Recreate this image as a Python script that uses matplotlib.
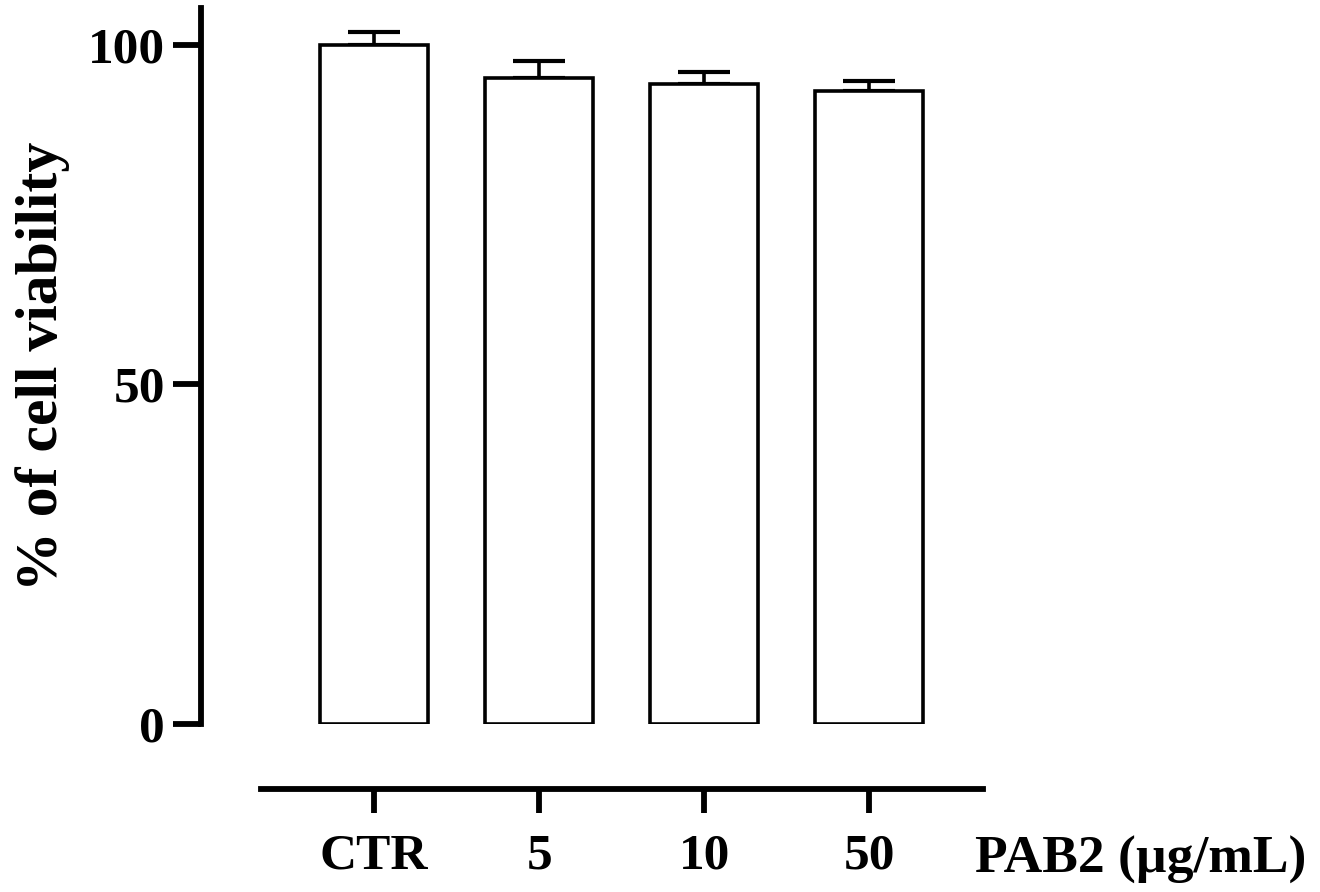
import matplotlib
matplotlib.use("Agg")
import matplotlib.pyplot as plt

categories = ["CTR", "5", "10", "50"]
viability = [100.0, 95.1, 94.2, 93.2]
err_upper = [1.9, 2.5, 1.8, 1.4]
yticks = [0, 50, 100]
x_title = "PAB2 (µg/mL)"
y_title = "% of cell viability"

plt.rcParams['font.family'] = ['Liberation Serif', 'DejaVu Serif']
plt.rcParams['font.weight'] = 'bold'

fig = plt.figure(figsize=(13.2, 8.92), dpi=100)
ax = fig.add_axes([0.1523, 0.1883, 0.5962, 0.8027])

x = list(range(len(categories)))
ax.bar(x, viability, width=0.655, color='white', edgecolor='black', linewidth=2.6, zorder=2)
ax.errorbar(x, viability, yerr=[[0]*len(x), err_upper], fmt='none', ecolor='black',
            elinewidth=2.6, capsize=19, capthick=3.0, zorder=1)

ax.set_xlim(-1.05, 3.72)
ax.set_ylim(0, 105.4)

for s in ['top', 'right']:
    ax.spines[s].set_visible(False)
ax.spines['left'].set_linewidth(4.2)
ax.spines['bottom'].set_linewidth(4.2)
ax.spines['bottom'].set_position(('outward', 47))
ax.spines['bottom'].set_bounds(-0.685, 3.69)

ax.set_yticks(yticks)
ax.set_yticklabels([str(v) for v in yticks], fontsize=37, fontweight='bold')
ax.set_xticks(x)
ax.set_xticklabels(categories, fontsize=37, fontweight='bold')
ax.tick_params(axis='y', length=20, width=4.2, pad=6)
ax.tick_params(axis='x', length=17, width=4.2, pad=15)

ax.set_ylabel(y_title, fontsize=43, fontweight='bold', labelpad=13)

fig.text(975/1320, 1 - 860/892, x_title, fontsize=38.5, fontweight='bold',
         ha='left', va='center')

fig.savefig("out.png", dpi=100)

========================

* **TASK DESCRIPTION**: Reproduce exactly the run of lines that opens the listing and closes with the line holding "ax = fig.add_axes([0.1523, 0.1883, 0.5962, 0.8027])". Pictures are excluded.

* **EXPECTED ANSWER**:
Recreate this image as a Python script that uses matplotlib.
import matplotlib
matplotlib.use("Agg")
import matplotlib.pyplot as plt

categories = ["CTR", "5", "10", "50"]
viability = [100.0, 95.1, 94.2, 93.2]
err_upper = [1.9, 2.5, 1.8, 1.4]
yticks = [0, 50, 100]
x_title = "PAB2 (µg/mL)"
y_title = "% of cell viability"

plt.rcParams['font.family'] = ['Liberation Serif', 'DejaVu Serif']
plt.rcParams['font.weight'] = 'bold'

fig = plt.figure(figsize=(13.2, 8.92), dpi=100)
ax = fig.add_axes([0.1523, 0.1883, 0.5962, 0.8027])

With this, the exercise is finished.